REQUIREMENT: Filter the records below and copy every line containing the word "this".

ROWS:

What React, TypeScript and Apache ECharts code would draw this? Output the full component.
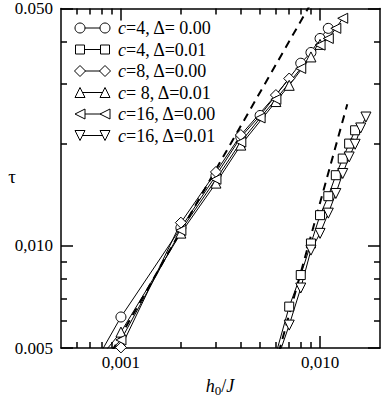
--
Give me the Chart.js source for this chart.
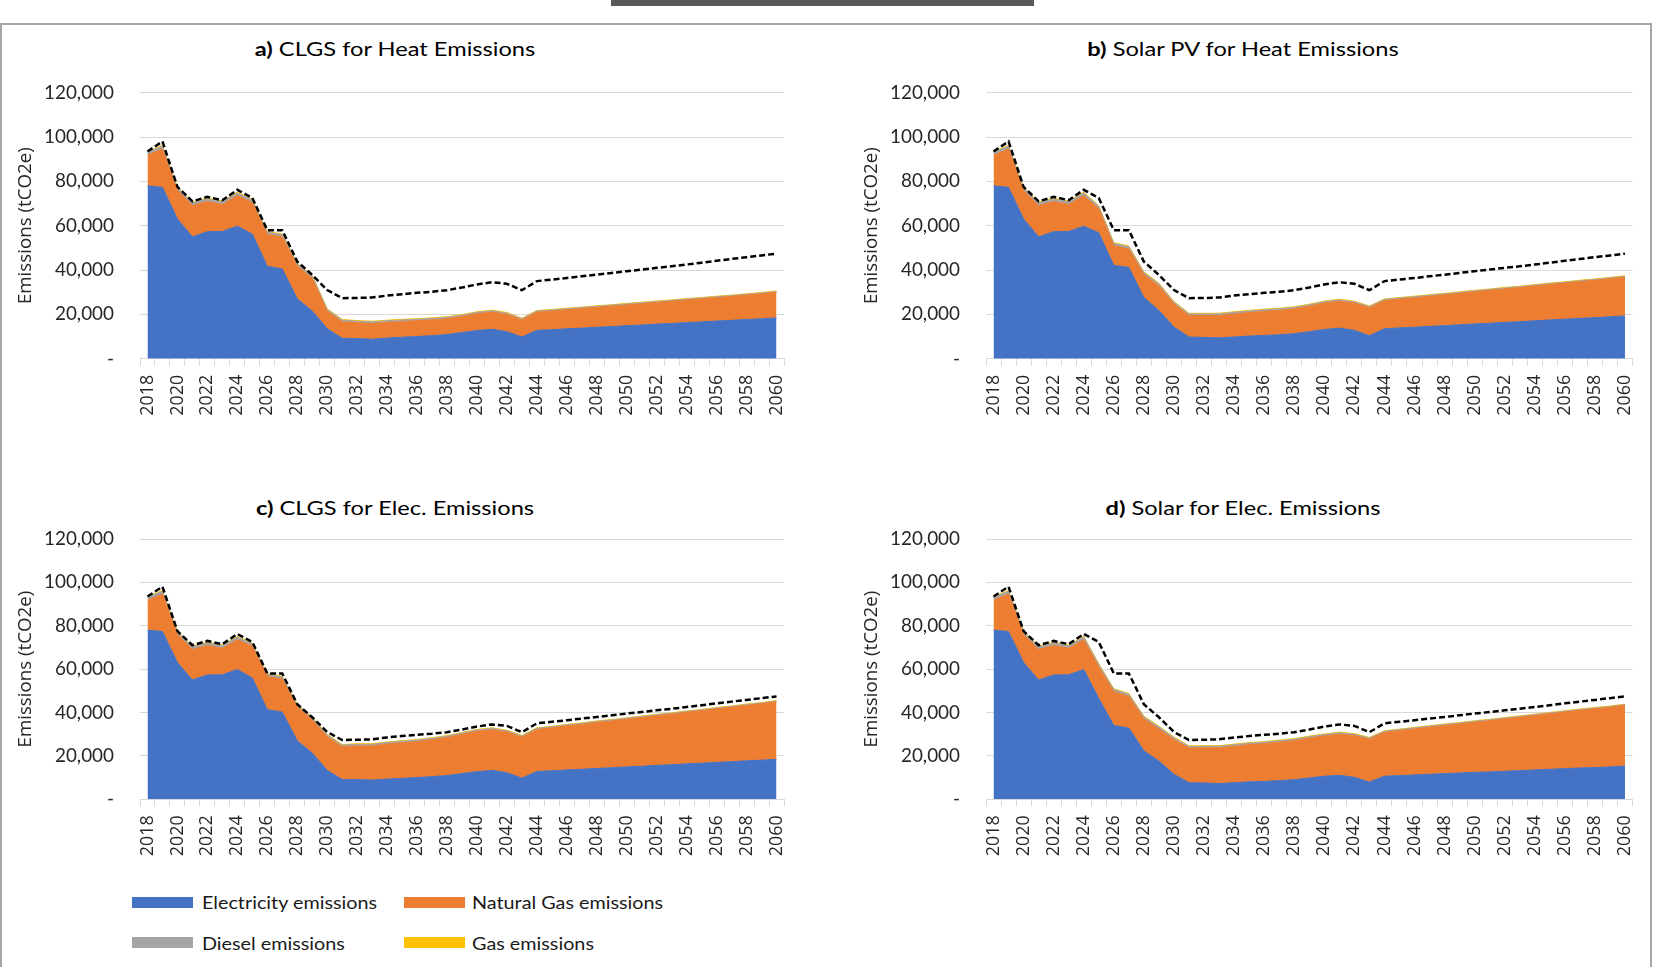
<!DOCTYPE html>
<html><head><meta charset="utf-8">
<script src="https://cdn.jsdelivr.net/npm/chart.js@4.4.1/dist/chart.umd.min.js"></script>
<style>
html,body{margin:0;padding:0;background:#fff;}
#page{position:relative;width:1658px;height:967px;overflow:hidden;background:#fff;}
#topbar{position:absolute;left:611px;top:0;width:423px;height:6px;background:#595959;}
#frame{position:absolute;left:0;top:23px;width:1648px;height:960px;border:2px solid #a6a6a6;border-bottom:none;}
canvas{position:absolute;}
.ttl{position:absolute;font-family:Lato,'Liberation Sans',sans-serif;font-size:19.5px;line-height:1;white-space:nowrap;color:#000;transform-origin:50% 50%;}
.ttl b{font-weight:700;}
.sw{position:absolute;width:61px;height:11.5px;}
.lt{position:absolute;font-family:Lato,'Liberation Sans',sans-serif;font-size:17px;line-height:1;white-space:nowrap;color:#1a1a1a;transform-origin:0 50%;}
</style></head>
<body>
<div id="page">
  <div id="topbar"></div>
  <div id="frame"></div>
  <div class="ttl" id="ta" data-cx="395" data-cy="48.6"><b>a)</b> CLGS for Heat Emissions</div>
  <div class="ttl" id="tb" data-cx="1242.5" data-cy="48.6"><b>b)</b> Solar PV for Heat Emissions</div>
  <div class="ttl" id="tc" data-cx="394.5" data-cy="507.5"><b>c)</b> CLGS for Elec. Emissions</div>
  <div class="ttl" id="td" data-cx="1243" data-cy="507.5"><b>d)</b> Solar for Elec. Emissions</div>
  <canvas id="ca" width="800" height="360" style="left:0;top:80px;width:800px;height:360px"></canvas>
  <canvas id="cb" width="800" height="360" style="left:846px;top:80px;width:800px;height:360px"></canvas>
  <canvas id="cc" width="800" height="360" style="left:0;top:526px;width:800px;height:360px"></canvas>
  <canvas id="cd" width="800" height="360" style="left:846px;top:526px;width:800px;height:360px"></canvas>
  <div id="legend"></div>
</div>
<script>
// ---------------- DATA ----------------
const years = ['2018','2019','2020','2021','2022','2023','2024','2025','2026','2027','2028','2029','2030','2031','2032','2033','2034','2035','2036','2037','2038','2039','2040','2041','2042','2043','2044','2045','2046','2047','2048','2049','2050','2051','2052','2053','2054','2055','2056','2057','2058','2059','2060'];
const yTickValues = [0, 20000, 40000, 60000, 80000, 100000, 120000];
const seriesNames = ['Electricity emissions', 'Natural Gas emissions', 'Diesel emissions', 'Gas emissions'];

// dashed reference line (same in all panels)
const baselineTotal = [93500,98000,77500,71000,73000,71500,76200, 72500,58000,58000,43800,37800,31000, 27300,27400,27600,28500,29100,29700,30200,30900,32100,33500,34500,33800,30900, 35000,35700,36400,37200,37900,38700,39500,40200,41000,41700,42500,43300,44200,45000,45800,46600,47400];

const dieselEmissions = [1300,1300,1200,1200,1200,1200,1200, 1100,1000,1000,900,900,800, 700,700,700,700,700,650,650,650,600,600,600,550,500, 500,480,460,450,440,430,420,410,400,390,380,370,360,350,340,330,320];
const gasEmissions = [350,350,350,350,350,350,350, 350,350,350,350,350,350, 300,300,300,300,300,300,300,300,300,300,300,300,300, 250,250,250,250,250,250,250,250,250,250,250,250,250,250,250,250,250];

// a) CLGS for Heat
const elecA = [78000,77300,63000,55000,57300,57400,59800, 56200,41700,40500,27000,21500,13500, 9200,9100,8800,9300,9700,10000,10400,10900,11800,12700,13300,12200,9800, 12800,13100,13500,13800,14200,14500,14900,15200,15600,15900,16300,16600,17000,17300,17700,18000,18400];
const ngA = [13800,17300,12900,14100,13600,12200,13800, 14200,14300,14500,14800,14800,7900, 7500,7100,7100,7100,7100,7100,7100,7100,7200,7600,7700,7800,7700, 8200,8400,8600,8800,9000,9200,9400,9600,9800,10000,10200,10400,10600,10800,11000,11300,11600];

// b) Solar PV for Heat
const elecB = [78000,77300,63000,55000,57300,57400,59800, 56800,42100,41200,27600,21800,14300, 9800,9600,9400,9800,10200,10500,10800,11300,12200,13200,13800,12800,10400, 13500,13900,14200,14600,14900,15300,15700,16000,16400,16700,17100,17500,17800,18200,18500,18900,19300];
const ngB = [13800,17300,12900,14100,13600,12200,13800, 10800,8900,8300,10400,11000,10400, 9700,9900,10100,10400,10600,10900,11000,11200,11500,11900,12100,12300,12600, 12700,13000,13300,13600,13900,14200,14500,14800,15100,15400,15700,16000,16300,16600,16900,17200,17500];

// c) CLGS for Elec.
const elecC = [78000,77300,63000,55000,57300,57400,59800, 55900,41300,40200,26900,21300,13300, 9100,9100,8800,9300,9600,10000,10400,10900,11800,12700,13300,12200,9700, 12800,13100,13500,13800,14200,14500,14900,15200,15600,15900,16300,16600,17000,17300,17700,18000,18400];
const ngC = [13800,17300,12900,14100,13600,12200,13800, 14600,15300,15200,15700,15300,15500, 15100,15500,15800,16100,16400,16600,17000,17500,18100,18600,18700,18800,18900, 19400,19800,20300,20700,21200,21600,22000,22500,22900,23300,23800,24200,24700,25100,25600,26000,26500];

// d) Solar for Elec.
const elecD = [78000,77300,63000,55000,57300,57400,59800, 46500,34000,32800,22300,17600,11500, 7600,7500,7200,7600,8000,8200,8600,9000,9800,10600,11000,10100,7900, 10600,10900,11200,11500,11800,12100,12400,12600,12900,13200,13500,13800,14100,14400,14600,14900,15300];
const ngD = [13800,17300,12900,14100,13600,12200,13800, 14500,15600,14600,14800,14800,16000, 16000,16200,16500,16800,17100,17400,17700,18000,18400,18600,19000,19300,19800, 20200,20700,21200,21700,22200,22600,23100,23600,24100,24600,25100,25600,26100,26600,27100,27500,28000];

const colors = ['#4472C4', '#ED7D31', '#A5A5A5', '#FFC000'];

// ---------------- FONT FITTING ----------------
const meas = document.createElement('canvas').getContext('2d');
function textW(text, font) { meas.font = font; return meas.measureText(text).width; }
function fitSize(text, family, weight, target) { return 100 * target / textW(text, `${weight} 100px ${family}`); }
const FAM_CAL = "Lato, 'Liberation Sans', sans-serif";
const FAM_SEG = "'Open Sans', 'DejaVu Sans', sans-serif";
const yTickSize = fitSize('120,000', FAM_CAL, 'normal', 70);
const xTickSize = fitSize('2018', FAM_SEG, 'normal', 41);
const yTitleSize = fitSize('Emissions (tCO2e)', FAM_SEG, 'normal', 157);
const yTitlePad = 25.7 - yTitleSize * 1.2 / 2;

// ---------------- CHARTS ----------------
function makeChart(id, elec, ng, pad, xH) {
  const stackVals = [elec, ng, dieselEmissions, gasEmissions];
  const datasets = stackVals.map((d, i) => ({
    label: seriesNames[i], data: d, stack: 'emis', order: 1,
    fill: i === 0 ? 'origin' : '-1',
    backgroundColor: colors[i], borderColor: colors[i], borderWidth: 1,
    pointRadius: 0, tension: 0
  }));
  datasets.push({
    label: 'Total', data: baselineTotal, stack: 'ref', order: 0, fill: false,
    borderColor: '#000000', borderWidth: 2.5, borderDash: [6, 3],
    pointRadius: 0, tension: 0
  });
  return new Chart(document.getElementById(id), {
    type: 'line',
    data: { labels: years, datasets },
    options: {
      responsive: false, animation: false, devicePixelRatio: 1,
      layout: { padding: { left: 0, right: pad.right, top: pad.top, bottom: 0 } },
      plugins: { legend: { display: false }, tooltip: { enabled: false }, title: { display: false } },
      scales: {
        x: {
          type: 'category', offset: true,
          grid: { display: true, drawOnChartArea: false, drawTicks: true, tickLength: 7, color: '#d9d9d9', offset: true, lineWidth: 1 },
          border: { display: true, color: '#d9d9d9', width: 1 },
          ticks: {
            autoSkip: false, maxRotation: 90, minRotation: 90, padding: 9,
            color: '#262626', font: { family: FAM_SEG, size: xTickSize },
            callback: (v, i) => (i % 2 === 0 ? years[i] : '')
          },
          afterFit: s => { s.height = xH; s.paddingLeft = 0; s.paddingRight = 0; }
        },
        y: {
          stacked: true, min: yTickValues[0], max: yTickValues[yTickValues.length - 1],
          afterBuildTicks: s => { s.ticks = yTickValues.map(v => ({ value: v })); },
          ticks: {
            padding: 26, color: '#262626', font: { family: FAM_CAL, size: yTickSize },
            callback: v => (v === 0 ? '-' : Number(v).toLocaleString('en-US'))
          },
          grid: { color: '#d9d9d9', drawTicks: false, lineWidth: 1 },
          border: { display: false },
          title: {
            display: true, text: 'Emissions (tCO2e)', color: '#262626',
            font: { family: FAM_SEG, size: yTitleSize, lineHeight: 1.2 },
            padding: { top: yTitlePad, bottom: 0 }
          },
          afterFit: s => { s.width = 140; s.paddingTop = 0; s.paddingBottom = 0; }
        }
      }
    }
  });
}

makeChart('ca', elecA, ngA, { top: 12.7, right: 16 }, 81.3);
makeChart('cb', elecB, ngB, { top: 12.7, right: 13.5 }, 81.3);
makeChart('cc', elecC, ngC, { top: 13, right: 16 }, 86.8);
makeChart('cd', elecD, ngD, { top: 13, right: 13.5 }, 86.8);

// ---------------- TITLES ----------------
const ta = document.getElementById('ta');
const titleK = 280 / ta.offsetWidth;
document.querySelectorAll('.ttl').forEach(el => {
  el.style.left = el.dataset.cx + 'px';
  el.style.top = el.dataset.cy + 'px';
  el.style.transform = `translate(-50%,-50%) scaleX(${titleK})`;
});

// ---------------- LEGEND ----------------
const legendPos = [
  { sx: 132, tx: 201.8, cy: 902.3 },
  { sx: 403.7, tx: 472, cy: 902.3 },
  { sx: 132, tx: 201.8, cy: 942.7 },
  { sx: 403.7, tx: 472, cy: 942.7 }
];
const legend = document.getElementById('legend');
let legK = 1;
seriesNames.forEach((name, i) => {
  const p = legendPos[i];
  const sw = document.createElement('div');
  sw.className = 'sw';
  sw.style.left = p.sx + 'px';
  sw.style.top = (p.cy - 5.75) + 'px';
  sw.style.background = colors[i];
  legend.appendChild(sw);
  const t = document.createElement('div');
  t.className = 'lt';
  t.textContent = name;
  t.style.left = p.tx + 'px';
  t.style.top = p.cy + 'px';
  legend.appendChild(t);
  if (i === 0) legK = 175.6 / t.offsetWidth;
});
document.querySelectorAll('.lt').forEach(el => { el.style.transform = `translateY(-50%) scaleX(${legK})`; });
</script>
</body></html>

EXERCISE ANSWER:
What React, TypeScript and Apache ECharts code would draw this? Output the full component.
Give me the Chart.js source for this chart.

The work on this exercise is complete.